Look West: Public lands and energy news from the Center for Western Priorities

America's parks & public lands at risk with another shutdown looming

Thursday, September 25, 2025
Overflowing trash cans on the National Mall during the 2018 government shutdown. Photo: National Parks Conservation Association.

With Congress once again barreling toward a government shutdown, America’s parks and public lands are in a precarious position.

In a new Westwise blog post, Center for Western Priorities Deputy Director Aaron Weiss reflects on the Trump administration’s illegal 2018–2019 decision to keep parks open with skeleton crews during the longest shutdown in U.S. history that led to widespread and lasting damage.

During the 2018–2019 shutdown, the Trump administration kept most national parks accessible while furloughing nearly 16,000 National Park Service employees, and the results were both predictable and devastating: Across the country, parks saw overflowing toilets, mounting piles of trash, vandalism, illegal off-roading, and resource damage that in some cases will take centuries to repair. Gateway communities that rely on park tourism lost hundreds of millions in revenue as visitors canceled trips or found parks in disarray.

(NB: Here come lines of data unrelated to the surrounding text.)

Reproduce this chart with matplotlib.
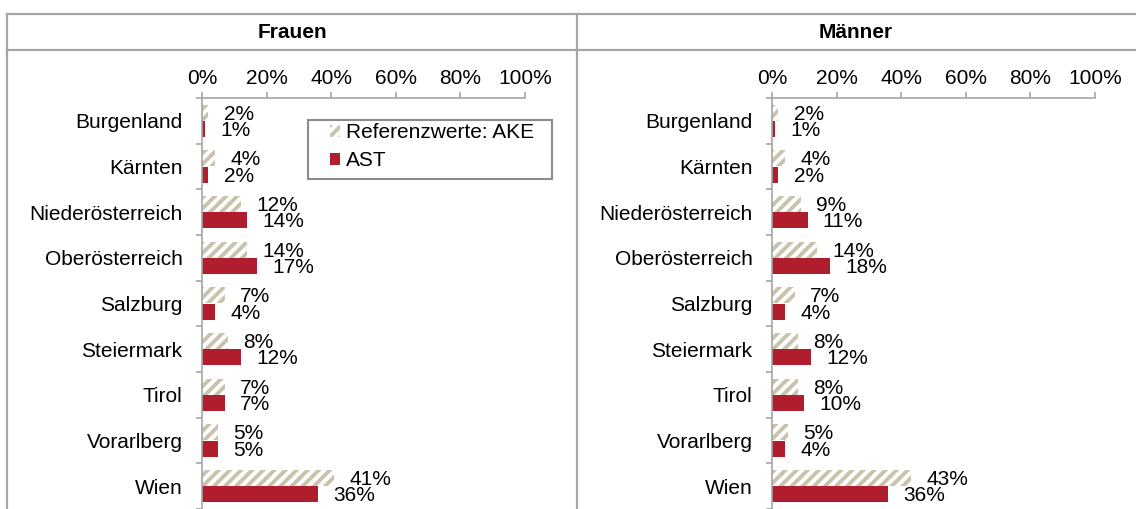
import matplotlib.pyplot as plt
import numpy as np
from matplotlib.patches import Rectangle

plt.rcParams['font.family'] = ['Liberation Sans', 'DejaVu Sans']
plt.rcParams['hatch.linewidth'] = 2.8

regions = ['Burgenland', 'Kärnten', 'Niederösterreich', 'Oberösterreich', 'Salzburg',
           'Steiermark', 'Tirol', 'Vorarlberg', 'Wien']
frauen_ake = [2, 4, 12, 14, 7, 8, 7, 5, 41]
frauen_ast = [1, 2, 14, 17, 4, 12, 7, 5, 36]
maenner_ake = [2, 4, 9, 14, 7, 8, 8, 5, 43]
maenner_ast = [1, 2, 11, 18, 4, 12, 10, 4, 36]
panel_titles = ['Frauen', 'Männer']
xticks = [0, 20, 40, 60, 80, 100]

W, H = 1136, 509
red = '#b01e2e'
beige = '#c9c3ae'
gray = '#a6a6a6'
fs = 15

fig = plt.figure(figsize=(W / 100, H / 100), dpi=100)

def px(x, y):
    return x / W, 1 - y / H

# table lines
def hline(y, x0, x1):
    fig.add_artist(plt.Line2D([x0 / W, x1 / W], [1 - y / H, 1 - y / H], color=gray, lw=1.6,
                              transform=fig.transFigure))

def vline(x, y0, y1):
    fig.add_artist(plt.Line2D([x / W, x / W], [1 - y0 / H, 1 - y1 / H], color=gray, lw=1.6,
                              transform=fig.transFigure))

hline(14, 7, W)
hline(50, 7, W)
vline(7, 14, H)
vline(577, 14, H)

fig.text(292 / W, 1 - 32 / H, panel_titles[0], ha='center', va='center', fontsize=fs, fontweight='bold')
fig.text(856 / W, 1 - 32 / H, panel_titles[1], ha='center', va='center', fontsize=fs, fontweight='bold')

y = np.arange(len(regions))
top = 98
for left, ake, ast in [(202, frauen_ake, frauen_ast), (772, maenner_ake, maenner_ast)]:
    ax = fig.add_axes([left / W, 0, 323 / W, (H - top) / H])
    ax.barh(y - 0.18, ake, height=0.35, color='white', edgecolor=beige, hatch='///',
            linewidth=0, label='Referenzwerte: AKE')
    ax.barh(y + 0.18, ast, height=0.35, color=red, linewidth=0, label='AST')
    for i in range(len(regions)):
        ax.annotate(f'{ake[i]}%', (ake[i], y[i] - 0.18), xytext=(11, -1), textcoords='offset points',
                    ha='left', va='center', fontsize=fs)
        ax.annotate(f'{ast[i]}%', (ast[i], y[i] + 0.18), xytext=(11, -1), textcoords='offset points',
                    ha='left', va='center', fontsize=fs)
    ax.set_xlim(0, 100)
    ax.set_ylim((H - top) / 45.75 - 0.5, -0.5)
    ax.xaxis.tick_top()
    ax.set_xticks(xticks)
    ax.set_xticklabels([f'{t}%' for t in xticks], fontsize=fs)
    ax.tick_params(axis='x', direction='out', length=4, width=1.2, color=gray, pad=3)
    ax.set_yticks(y)
    ax.set_yticklabels(regions, fontsize=fs)
    ax.set_yticks(np.arange(-0.5, len(regions)), minor=True)
    ax.tick_params(axis='y', which='major', length=0, pad=14)
    ax.tick_params(axis='y', which='minor', direction='out', length=4, width=1.2, color=gray)
    for s in ['right', 'bottom']:
        ax.spines[s].set_visible(False)
    for s in ['left', 'top']:
        ax.spines[s].set_color(gray)
        ax.spines[s].set_linewidth(1.2)
    ax.patch.set_alpha(0)
    if left == 202:
        handles, labels = ax.get_legend_handles_labels()

fig.add_artist(Rectangle(px(308, 179), 244 / W, 59 / H, transform=fig.transFigure,
                         facecolor='white', edgecolor='#8c8c8c', linewidth=1.5, zorder=4))
leg = fig.legend(handles, labels, loc='upper left', bbox_to_anchor=px(330, 123),
                 borderaxespad=0, frameon=False, fontsize=fs,
                 handlelength=0.5, handleheight=0.5, handletextpad=0.25, borderpad=0,
                 labelspacing=0.45)
leg.set_zorder(5)

fig.savefig('out.png', dpi=100)
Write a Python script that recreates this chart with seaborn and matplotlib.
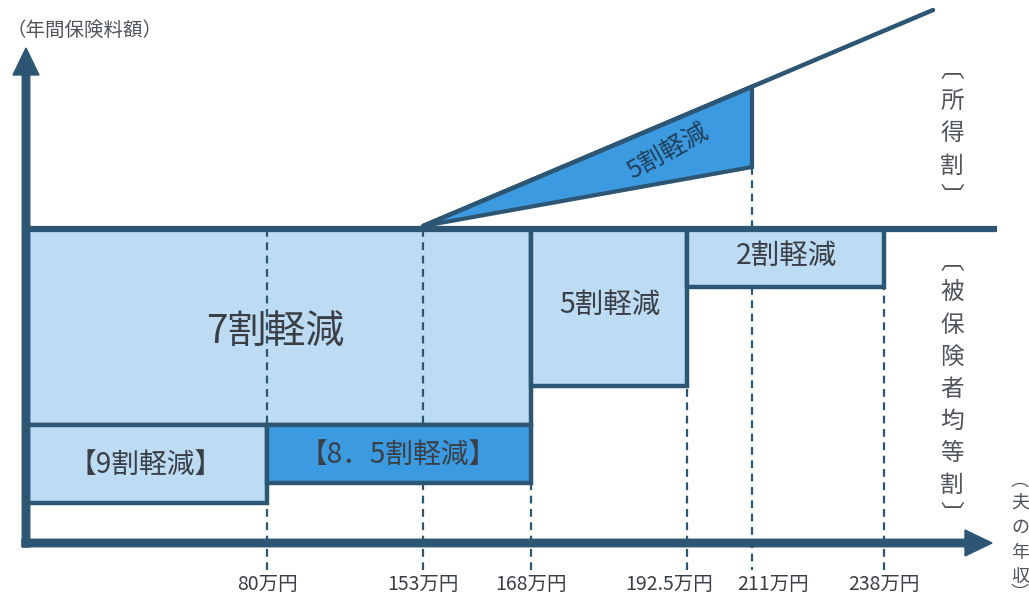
import matplotlib
matplotlib.use("Agg")
import matplotlib.pyplot as plt
import seaborn as sns
import numpy as np
import pandas as pd
from matplotlib.patches import Polygon

sns.set_theme(style="white")
plt.rcParams['font.family'] = ['Noto Sans CJK JP', 'DejaVu Sans']

# ---- data ----
income_thresholds = [80, 153, 168, 192.5, 211, 238]          # 万円
tick_labels = ["80万円", "153万円", "168万円", "192.5万円", "211万円", "238万円"]

# 均等割 reduction tiers
tier_labels = ["7割軽減", "【9割軽減】", "【8．5割軽減】", "5割軽減", "2割軽減"]
tier_start = [None, None, 80, 168, 192.5]
tier_end = [168, 80, 168, 192.5, 238]

# 所得割 reduction
income_tier_label = "5割軽減"
income_tier_start = 153
income_tier_end = 211

# ---- schematic layout (pixel-like units) ----
x_origin = 26
x_layout = dict(zip(income_thresholds, [267, 423, 531, 687, 752, 884]))
x_layout[None] = x_origin
tick_shift = [0, 0, 0, -18, 21, 0]
y_axis = 543
y_divider = 229
tier_bottom = [425, 503, 483, 386, 287]
tier_top = [229, 425, 425, 229, 229]
label_pos = [(275, 332), (146, 465), (398, 455), (610, 305), (786, 256)]
label_size = [28, 20, 20, 20.5, 20.5]

AX = "#2d5674"
LIGHT = "#bddcf3"
DARK = "#3c9be0"
TXT = "#3a3f46"
GRAY = "#50555c"

fig = plt.figure(figsize=(10.29, 6.01), dpi=100)
ax = fig.add_axes([0, 0, 1, 1])
ax.set_xlim(0, 1029)
ax.set_ylim(601, 0)
ax.axis("off")

# dashed guide lines
guide_top = {80: 229, 153: 229, 168: 229, 192.5: 229, 211: 167, 238: 229}
for t in income_thresholds:
    ax.plot([x_layout[t], x_layout[t]], [guide_top[t], 570], color=AX,
            lw=1.6, ls=(0, (3.5, 2.5)), zorder=1.5)

# tier boxes
for i, lab in enumerate(tier_labels):
    x0 = x_layout[tier_start[i]]
    x1 = x_layout[tier_end[i]]
    color = DARK if "8" in lab else LIGHT
    z = 1 if i == 0 else 2
    ax.bar(x0, tier_bottom[i] - tier_top[i], width=x1 - x0, bottom=tier_top[i],
           align="edge", color=color, edgecolor=AX, linewidth=3.2, zorder=z)
    ax.text(label_pos[i][0], label_pos[i][1], lab, fontsize=label_size[i], color=TXT,
            ha="center", va="center", zorder=5)

# 所得割 line and reduction triangle
x_s = x_layout[income_tier_start]
x_e = x_layout[income_tier_end]
line_df = pd.DataFrame({"x": [x_s, 933], "y": [y_divider - 3, 10]})
slope = (10 - (y_divider - 3)) / (933 - x_s)
tri = Polygon([[x_s, y_divider - 3], [x_e, (y_divider - 3) + slope * (x_e - x_s)],
               [x_e, 167]], closed=True, facecolor=DARK, edgecolor=AX, lw=3, zorder=3)
ax.add_patch(tri)
sns.lineplot(data=line_df, x="x", y="y", ax=ax, color=AX, lw=3.2, zorder=4)
ax.text(668, 152, income_tier_label, fontsize=18, color="#1f3f5c", ha="center",
        va="center", rotation=29, zorder=5)

# divider line
ax.plot([x_origin - 2, 997], [y_divider, y_divider], color=AX, lw=4.5,
        solid_capstyle="butt", zorder=4)

# axes arrows
ax.arrow(x_origin, 547, 0, -(547 - 48), width=7.5, head_width=26, head_length=27,
         length_includes_head=True, color=AX, zorder=6)
ax.arrow(22, y_axis, 992 - 22, 0, width=7.5, head_width=26, head_length=27,
         length_includes_head=True, color=AX, zorder=6)

# tick labels
for t, lab, sh in zip(income_thresholds, tick_labels, tick_shift):
    ax.text(x_layout[t] + sh, 584, lab, fontsize=14, color=TXT, ha="center", va="center")

# axis titles
ax.text(6, 30, "（年間保険料額）", fontsize=14, color=GRAY, ha="left", va="center")

def vtext(x, ys, chars, size):
    for y, c in zip(ys, chars):
        ax.text(x, y, c, fontsize=size, color=GRAY, ha="center", va="center")

vtext(952, [70, 101, 134, 166, 197], ["︹", "所", "得", "割", "︺"], 17)
vtext(952, [262, 293, 325, 357, 389, 421, 453, 485, 516],
      ["︹", "被", "保", "険", "者", "均", "等", "割", "︺"], 17)
vtext(1020, [481, 503, 528, 553, 577, 594], ["︵", "夫", "の", "年", "収", "︶"], 13)

fig.savefig("out.png", dpi=100)
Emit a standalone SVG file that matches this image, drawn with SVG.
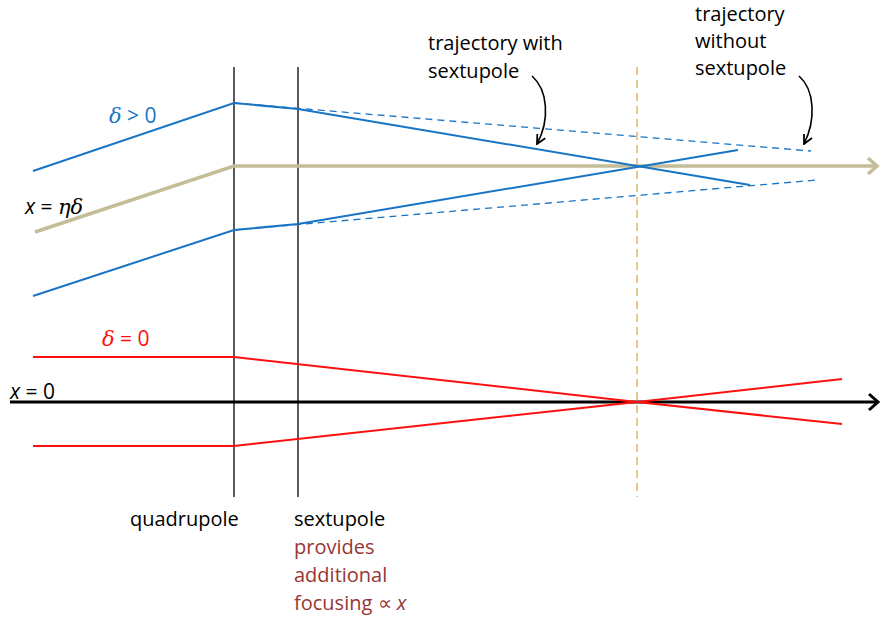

As another shutdown looms, it’s unclear if Interior Secretary Doug Burgum is planning to repeat the mistakes of the past. “The parks didn’t have staff and there was overflowing garbage and sewage, vandalism that puts people at risk, and so I hope that doesn’t happen again,” said Phil Francis, chair of the Coalition to Protect America’s National Parks. As the clock ticks down toward the government funding deadline on September 30, the lesson from last time is clear: keeping parks open without staff is illegal, irresponsible, and a recipe for disaster.

White House directs mass firings if there is a government shutdown
President Donald Trump’s administration instructed federal agencies Wednesday night to prepare for mass layoffs if the government shuts down October 1, after federal funding runs out. Sources confirmed to the publication Government Executive that the Interior department is preparing "Reduction in Force" (RIF) lists lists of employees to be laid off starting in mid-October, although the exact timing could be disrupted by a government shutdown that would begin October 1, absent congressional action. Interior has already lost around 7,500 employees, nearly 11 percent of its workforce, through incentivized retirements and the deferred resignation program pushed by the Department of Government Efficiency, or DOGE. 

Quick hits

Rep. Ryan Zinke: Public lands sale threat remains

E&E News

The Interior Department is taking steps to implement more layoffs

Government Executive

Zion National Park will soon dump its portable toilets

Salt Lake Tribune

Lawmakers push Forest Service to protect firefighters from cancer

E&E News

Record high Utah oil and gas lease sale could cost taxpayers hundreds of millions

Taxpayers for Common Sense

Nonprofit buys 480 acres on Colorado 14er to help preserve public access

Denver Post

Amid Forest Service cuts, one Colorado community pushes back with public messaging campaign

Vail Daily

Opinion: Trump's proposed changes to the Endangered Species Act are 'environmental sabotage'

San Francisco Chronicle

Quote of the day

”This is not a conservative-liberal thing. This is not a rural-urban thing. This is 99% of the American people saying, ‘Don’t do this.’ You really are looking at the very, very margins of public opinion to find anyone who thinks rescinding the Roadless Rule is a good idea.”

—CWP Deputy Director Aaron Weiss, Deseret News

Picture This

@usinterior

At @katmainpp in Alaska, salmon sustain one of the richest coastal ecosystems on Earth. At Brooks Falls, they must run a gauntlet of hungry bears, wolves, birds, and other predators before spawning further inland.

Every summer, sockeye salmon return from the ocean, where they have spent two or three years, and travel up rivers, lakes, and streams to return to the headwater gravel beds of their birth to deposit their young before dying.

A sockeye salmon fresh from the sea in July contains around 4,500 calories, while one that has spawned in September may only have half that many. Bears feast on them and turn into the chonky celebrities of Fat Bear Week.

Fat bears exemplify the richness of Katmai National Park and Bristol Bay, Alaska, a wild region that is home to one of the largest populations of brown bears and also the healthiest run of wild sockeye salmon left on the planet.